* _Stated problem_
Print the listing in its entirety and exactly, leaving out images.

* _Data shown_
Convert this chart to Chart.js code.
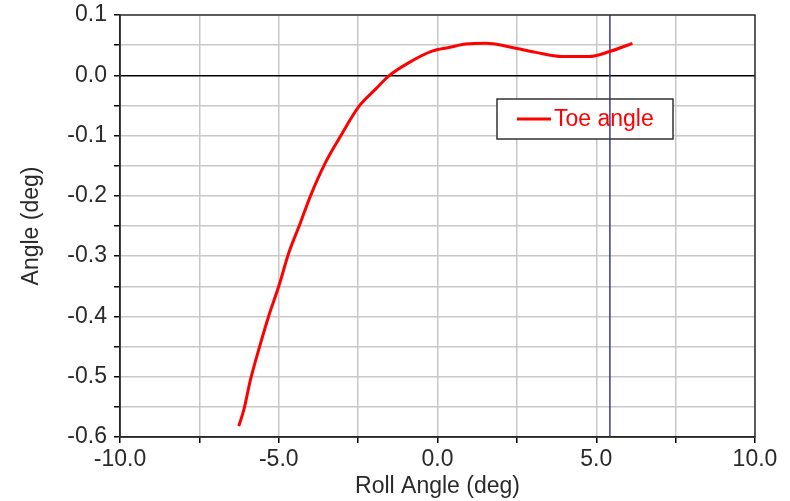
<!DOCTYPE html>
<html>
<head>
<meta charset="utf-8">
<script src="https://cdn.jsdelivr.net/npm/chart.js@4/dist/chart.umd.min.js"></script>
<style>
  body { margin: 0; background: #fff; }
  #wrap { width: 790px; height: 501px; }
</style>
</head>
<body>
<div id="wrap"><canvas id="toeChart" width="790" height="501"></canvas></div>
<script>
// data
const rollAngle = [-6.26, -6.10, -5.89, -5.63, -5.32, -5.00, -4.68, -4.32, -4.00, -3.53, -3.11, -2.48, -1.95, -1.53, -0.90, -0.17, 0.36, 0.89, 1.52, 2.46, 3.09, 3.93, 4.77, 5.40, 6.14];
const toeAngle = [-0.582, -0.555, -0.505, -0.455, -0.400, -0.350, -0.294, -0.245, -0.200, -0.145, -0.106, -0.052, -0.023, -0.001, 0.021, 0.040, 0.046, 0.052, 0.053, 0.045, 0.038, 0.031, 0.031, 0.039, 0.053];
const cursorRoll = 5.43;
const xRange = [-10, 10];
const yRange = [-0.6, 0.1];
const seriesName = "Toe angle";

const FONT = "'Liberation Sans', Arial, sans-serif";

// legend box + frame
const boxPlugin = {
  id: "boxPlugin",
  beforeDatasetsDraw(chart) {
    const { ctx, chartArea } = chart;
    const left = chartArea.left + 377;
    const top = chartArea.top + 84;
    ctx.save();
    ctx.fillStyle = "#fff";
    ctx.fillRect(left, top, 176, 40);
    ctx.strokeStyle = "#333";
    ctx.lineWidth = 1.5;
    ctx.strokeRect(left, top, 176, 40);
    ctx.strokeStyle = "#ff0000";
    ctx.lineWidth = 3;
    ctx.beginPath();
    ctx.moveTo(left + 20, top + 20);
    ctx.lineTo(left + 54, top + 20);
    ctx.stroke();
    ctx.fillStyle = "#ff0000";
    ctx.font = "23px " + FONT;
    ctx.textBaseline = "middle";
    ctx.fillText(seriesName, left + 57, top + 21);
    ctx.restore();
  },
  afterDraw(chart) {
    const { ctx, chartArea } = chart;
    ctx.save();
    ctx.strokeStyle = "#333";
    ctx.lineWidth = 1.5;
    ctx.strokeRect(chartArea.left, chartArea.top, chartArea.right - chartArea.left, chartArea.bottom - chartArea.top);
    ctx.restore();
  }
};

const ctx = document.getElementById("toeChart").getContext("2d");
new Chart(ctx, {
  type: "scatter",
  data: {
    datasets: [
      {
        label: seriesName,
        data: rollAngle.map((x, i) => ({ x: x, y: toeAngle[i] })),
        showLine: true,
        borderColor: "#ff0000",
        borderWidth: 3,
        pointRadius: 0,
        cubicInterpolationMode: "monotone",
      },
      {
        label: "cursor",
        data: [{ x: cursorRoll, y: yRange[0] }, { x: cursorRoll, y: yRange[1] }],
        showLine: true,
        borderColor: "#3c3c8c",
        borderWidth: 1.5,
        pointRadius: 0,
      },
    ],
  },
  options: {
    responsive: false,
    animation: false,
    layout: { padding: { top: 15, right: 35, left: 0, bottom: 0 } },
    plugins: {
      legend: { display: false },
      tooltip: { enabled: false },
    },
    scales: {
      x: {
        type: "linear",
        min: xRange[0],
        max: xRange[1],
        afterFit: (s) => { s.height = 64; s.paddingRight = 0; },
        ticks: {
          stepSize: 2.5,
          autoSkip: false,
          maxRotation: 0,
          padding: 3,
          color: "#2a2a2a",
          font: { family: FONT, size: 23 },
          callback: (v) => (v % 5 === 0 ? Number(v).toFixed(1) : ""),
        },
        grid: {
          color: "#c8c8c8",
          lineWidth: 1.5,
          tickColor: "#000",
          tickLength: 6,
        },
        border: { color: "#000", width: 1.5 },
        title: {
          display: true,
          text: "Roll Angle (deg)",
          color: "#2a2a2a",
          font: { family: FONT, size: 23 },
          padding: { top: 0, bottom: 1 },
        },
      },
      y: {
        type: "linear",
        min: yRange[0],
        max: yRange[1],
        afterFit: (s) => { s.width = 120; s.paddingTop = 0; s.paddingBottom = 0; },
        ticks: {
          stepSize: 0.05,
          autoSkip: false,
          padding: 7,
          color: "#2a2a2a",
          font: { family: FONT, size: 23 },
          callback: (v) => {
            const t = v * 10;
            return Math.abs(t - Math.round(t)) < 1e-6 ? Number(v).toFixed(1) : "";
          },
        },
        grid: {
          color: (c) => (c.tick && Math.abs(c.tick.value) < 1e-9 ? "#000" : "#c8c8c8"),
          lineWidth: 1.5,
          tickColor: "#000",
          tickLength: 6,
        },
        border: { color: "#000", width: 1.5 },
        title: {
          display: true,
          text: "Angle (deg)",
          color: "#2a2a2a",
          font: { family: FONT, size: 23 },
          padding: { top: 18, bottom: 0 },
        },
      },
    },
  },
  plugins: [boxPlugin],
});
</script>
</body>
</html>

* _Exercise solution_
Convert this chart to Chart.js code.
<!DOCTYPE html>
<html>
<head>
<meta charset="utf-8">
<script src="https://cdn.jsdelivr.net/npm/chart.js@4/dist/chart.umd.min.js"></script>
<style>
  body { margin: 0; background: #fff; }
  #wrap { width: 790px; height: 501px; }
</style>
</head>
<body>
<div id="wrap"><canvas id="toeChart" width="790" height="501"></canvas></div>
<script>
// data
const rollAngle = [-6.26, -6.10, -5.89, -5.63, -5.32, -5.00, -4.68, -4.32, -4.00, -3.53, -3.11, -2.48, -1.95, -1.53, -0.90, -0.17, 0.36, 0.89, 1.52, 2.46, 3.09, 3.93, 4.77, 5.40, 6.14];
const toeAngle = [-0.582, -0.555, -0.505, -0.455, -0.400, -0.350, -0.294, -0.245, -0.200, -0.145, -0.106, -0.052, -0.023, -0.001, 0.021, 0.040, 0.046, 0.052, 0.053, 0.045, 0.038, 0.031, 0.031, 0.039, 0.053];
const cursorRoll = 5.43;
const xRange = [-10, 10];
const yRange = [-0.6, 0.1];
const seriesName = "Toe angle";

const FONT = "'Liberation Sans', Arial, sans-serif";

// legend box + frame
const boxPlugin = {
  id: "boxPlugin",
  beforeDatasetsDraw(chart) {
    const { ctx, chartArea } = chart;
    const left = chartArea.left + 377;
    const top = chartArea.top + 84;
    ctx.save();
    ctx.fillStyle = "#fff";
    ctx.fillRect(left, top, 176, 40);
    ctx.strokeStyle = "#333";
    ctx.lineWidth = 1.5;
    ctx.strokeRect(left, top, 176, 40);
    ctx.strokeStyle = "#ff0000";
    ctx.lineWidth = 3;
    ctx.beginPath();
    ctx.moveTo(left + 20, top + 20);
    ctx.lineTo(left + 54, top + 20);
    ctx.stroke();
    ctx.fillStyle = "#ff0000";
    ctx.font = "23px " + FONT;
    ctx.textBaseline = "middle";
    ctx.fillText(seriesName, left + 57, top + 21);
    ctx.restore();
  },
  afterDraw(chart) {
    const { ctx, chartArea } = chart;
    ctx.save();
    ctx.strokeStyle = "#333";
    ctx.lineWidth = 1.5;
    ctx.strokeRect(chartArea.left, chartArea.top, chartArea.right - chartArea.left, chartArea.bottom - chartArea.top);
    ctx.restore();
  }
};

const ctx = document.getElementById("toeChart").getContext("2d");
new Chart(ctx, {
  type: "scatter",
  data: {
    datasets: [
      {
        label: seriesName,
        data: rollAngle.map((x, i) => ({ x: x, y: toeAngle[i] })),
        showLine: true,
        borderColor: "#ff0000",
        borderWidth: 3,
        pointRadius: 0,
        cubicInterpolationMode: "monotone",
      },
      {
        label: "cursor",
        data: [{ x: cursorRoll, y: yRange[0] }, { x: cursorRoll, y: yRange[1] }],
        showLine: true,
        borderColor: "#3c3c8c",
        borderWidth: 1.5,
        pointRadius: 0,
      },
    ],
  },
  options: {
    responsive: false,
    animation: false,
    layout: { padding: { top: 15, right: 35, left: 0, bottom: 0 } },
    plugins: {
      legend: { display: false },
      tooltip: { enabled: false },
    },
    scales: {
      x: {
        type: "linear",
        min: xRange[0],
        max: xRange[1],
        afterFit: (s) => { s.height = 64; s.paddingRight = 0; },
        ticks: {
          stepSize: 2.5,
          autoSkip: false,
          maxRotation: 0,
          padding: 3,
          color: "#2a2a2a",
          font: { family: FONT, size: 23 },
          callback: (v) => (v % 5 === 0 ? Number(v).toFixed(1) : ""),
        },
        grid: {
          color: "#c8c8c8",
          lineWidth: 1.5,
          tickColor: "#000",
          tickLength: 6,
        },
        border: { color: "#000", width: 1.5 },
        title: {
          display: true,
          text: "Roll Angle (deg)",
          color: "#2a2a2a",
          font: { family: FONT, size: 23 },
          padding: { top: 0, bottom: 1 },
        },
      },
      y: {
        type: "linear",
        min: yRange[0],
        max: yRange[1],
        afterFit: (s) => { s.width = 120; s.paddingTop = 0; s.paddingBottom = 0; },
        ticks: {
          stepSize: 0.05,
          autoSkip: false,
          padding: 7,
          color: "#2a2a2a",
          font: { family: FONT, size: 23 },
          callback: (v) => {
            const t = v * 10;
            return Math.abs(t - Math.round(t)) < 1e-6 ? Number(v).toFixed(1) : "";
          },
        },
        grid: {
          color: (c) => (c.tick && Math.abs(c.tick.value) < 1e-9 ? "#000" : "#c8c8c8"),
          lineWidth: 1.5,
          tickColor: "#000",
          tickLength: 6,
        },
        border: { color: "#000", width: 1.5 },
        title: {
          display: true,
          text: "Angle (deg)",
          color: "#2a2a2a",
          font: { family: FONT, size: 23 },
          padding: { top: 18, bottom: 0 },
        },
      },
    },
  },
  plugins: [boxPlugin],
});
</script>
</body>
</html>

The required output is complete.